En el epílogo, Mario Antonio Santucho busca entenderse: ¿Por qué escribir esta biografía y no afrontar de modo directo la historia de sus padres asesinados cuando él era apenas un bebé? ¿Es esta una investigación preliminar en esa dirección o más bien un modo de elusión de la conmemoración edípica, un desplazamiento que conduce a Santucho a filiarse menos con cierto activismo vinculado a la industria de la memoria y más con geografías montaraces y combatientes/sobrevivientes pertenecientes a clases populares de provincias norteñas? Si este fuera el caso, Bombo, el reaparecido puede ser leido, también, como procedimiento antiedipico.

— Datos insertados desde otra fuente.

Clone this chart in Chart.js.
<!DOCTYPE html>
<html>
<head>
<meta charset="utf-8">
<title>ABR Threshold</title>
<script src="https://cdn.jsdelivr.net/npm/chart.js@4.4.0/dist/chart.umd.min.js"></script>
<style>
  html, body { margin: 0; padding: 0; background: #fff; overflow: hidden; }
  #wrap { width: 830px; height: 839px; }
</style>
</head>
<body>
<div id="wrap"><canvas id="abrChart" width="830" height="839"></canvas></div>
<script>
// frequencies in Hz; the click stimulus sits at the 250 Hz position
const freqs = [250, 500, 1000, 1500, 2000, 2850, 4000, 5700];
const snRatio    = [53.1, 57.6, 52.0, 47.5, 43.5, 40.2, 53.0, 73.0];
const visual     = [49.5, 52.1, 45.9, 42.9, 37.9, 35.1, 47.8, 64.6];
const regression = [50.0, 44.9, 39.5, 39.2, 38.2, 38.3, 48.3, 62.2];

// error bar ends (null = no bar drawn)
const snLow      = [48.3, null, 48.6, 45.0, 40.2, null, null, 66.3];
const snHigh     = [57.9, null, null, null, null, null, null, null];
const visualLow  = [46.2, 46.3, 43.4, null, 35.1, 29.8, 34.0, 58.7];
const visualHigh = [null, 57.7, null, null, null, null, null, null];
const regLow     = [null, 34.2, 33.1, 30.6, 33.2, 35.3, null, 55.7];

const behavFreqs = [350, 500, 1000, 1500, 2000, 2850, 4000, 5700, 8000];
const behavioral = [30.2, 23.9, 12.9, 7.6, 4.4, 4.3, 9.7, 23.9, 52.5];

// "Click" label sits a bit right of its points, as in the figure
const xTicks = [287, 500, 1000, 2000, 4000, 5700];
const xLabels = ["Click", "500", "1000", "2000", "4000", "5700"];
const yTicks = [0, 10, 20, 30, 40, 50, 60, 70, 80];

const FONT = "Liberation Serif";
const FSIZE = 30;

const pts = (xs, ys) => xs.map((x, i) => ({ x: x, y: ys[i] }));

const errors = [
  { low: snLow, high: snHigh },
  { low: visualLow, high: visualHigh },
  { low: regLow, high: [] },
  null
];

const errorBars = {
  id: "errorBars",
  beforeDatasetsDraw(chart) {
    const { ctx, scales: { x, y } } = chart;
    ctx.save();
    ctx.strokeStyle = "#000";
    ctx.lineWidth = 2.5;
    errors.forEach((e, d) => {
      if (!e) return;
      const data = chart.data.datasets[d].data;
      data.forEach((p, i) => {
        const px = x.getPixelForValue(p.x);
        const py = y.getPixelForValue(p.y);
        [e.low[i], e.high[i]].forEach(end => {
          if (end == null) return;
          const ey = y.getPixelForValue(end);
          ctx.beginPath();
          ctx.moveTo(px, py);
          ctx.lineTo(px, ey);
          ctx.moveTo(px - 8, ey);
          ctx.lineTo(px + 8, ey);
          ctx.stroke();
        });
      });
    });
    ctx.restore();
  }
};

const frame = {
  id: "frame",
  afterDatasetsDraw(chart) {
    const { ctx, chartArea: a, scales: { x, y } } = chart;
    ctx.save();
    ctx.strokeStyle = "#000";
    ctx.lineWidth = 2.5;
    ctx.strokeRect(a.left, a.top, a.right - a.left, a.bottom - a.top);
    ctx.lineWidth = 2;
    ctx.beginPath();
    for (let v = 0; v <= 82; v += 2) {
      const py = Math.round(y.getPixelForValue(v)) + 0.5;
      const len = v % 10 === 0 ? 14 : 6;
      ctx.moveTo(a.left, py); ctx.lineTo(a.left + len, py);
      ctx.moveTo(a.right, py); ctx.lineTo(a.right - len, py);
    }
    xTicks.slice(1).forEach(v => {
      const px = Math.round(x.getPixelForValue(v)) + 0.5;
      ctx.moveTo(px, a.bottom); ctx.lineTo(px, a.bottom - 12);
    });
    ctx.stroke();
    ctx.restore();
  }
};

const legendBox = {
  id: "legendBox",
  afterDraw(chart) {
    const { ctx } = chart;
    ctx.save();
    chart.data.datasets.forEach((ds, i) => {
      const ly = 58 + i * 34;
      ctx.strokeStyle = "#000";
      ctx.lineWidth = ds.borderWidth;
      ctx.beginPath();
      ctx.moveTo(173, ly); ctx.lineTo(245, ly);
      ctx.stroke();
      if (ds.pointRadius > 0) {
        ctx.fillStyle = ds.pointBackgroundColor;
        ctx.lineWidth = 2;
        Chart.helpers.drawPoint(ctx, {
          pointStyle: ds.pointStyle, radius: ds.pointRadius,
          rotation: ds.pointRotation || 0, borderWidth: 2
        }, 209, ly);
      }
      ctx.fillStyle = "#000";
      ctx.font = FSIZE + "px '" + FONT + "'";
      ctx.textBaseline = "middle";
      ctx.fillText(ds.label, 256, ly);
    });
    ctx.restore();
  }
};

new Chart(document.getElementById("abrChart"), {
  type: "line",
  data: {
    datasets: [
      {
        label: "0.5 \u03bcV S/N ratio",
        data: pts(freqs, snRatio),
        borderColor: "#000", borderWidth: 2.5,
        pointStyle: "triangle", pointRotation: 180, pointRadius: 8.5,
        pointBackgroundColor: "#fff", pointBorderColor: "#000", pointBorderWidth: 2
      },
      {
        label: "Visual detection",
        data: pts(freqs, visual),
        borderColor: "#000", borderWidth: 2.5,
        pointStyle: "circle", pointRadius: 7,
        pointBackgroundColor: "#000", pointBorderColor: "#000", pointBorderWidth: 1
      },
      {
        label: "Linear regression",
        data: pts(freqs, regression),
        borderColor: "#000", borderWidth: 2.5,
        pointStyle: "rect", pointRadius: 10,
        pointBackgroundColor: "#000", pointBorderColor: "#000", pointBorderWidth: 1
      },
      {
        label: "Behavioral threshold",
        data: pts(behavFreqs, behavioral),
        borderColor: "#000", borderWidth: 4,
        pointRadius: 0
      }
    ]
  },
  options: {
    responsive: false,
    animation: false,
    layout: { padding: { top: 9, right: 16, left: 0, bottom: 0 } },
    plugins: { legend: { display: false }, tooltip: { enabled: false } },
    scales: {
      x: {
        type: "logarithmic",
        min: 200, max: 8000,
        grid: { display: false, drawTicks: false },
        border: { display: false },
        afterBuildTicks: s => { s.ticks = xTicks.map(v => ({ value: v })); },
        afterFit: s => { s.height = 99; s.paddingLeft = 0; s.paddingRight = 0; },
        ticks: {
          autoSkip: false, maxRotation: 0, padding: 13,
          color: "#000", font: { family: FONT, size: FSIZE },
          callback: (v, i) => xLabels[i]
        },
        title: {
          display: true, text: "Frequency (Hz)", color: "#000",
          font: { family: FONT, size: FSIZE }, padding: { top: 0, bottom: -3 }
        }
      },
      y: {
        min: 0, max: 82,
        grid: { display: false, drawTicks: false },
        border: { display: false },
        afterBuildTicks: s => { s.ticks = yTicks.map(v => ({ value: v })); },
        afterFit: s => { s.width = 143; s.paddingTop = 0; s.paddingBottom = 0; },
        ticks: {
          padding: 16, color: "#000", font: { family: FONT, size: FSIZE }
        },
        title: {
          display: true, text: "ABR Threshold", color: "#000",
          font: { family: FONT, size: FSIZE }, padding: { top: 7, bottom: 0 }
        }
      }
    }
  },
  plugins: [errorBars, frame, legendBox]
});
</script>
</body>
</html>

Lo que nos distingue de aquella época es la irremontable asimetría de fuerzas en favor de los que mandan: “La violencia organizada ya no constituye un recurso al alcance de los oprimidos”. Las armas pertenecen por entero al mundo de los negocios. Y los poderes “se enmascaran”, adoptan fisonomías siniestras.

No hay una única verdad. Si la hubiera, si la única verdad fuese la realidad, la realidad misma sería inmodificable. Además de la verdad-realidad está la verdad-desplazamiento, como enseña el filósofo catalán Santiago López Petit. Traducido a la discusión militante argentina: la política como vocación de servicio y la utilización astuta del Estado para distribuir fondos del Estado hacia los más humildes es tan loable como idea cuanto, en el fondo, falaz a la hora de transformar la situación. “Sin ruptura no habrá nada nuevo bajo el sol”. Si la verdad-realidad abruma con pruebas, la verdad-desplazamiento actúa por signos, señales de rebeldía que anuncian otros tiempos. Seguir a Bombo, esperar su reaparición, es ya vivir la transformación de la rebeldía en rebelión: un mesianismo plebeyo.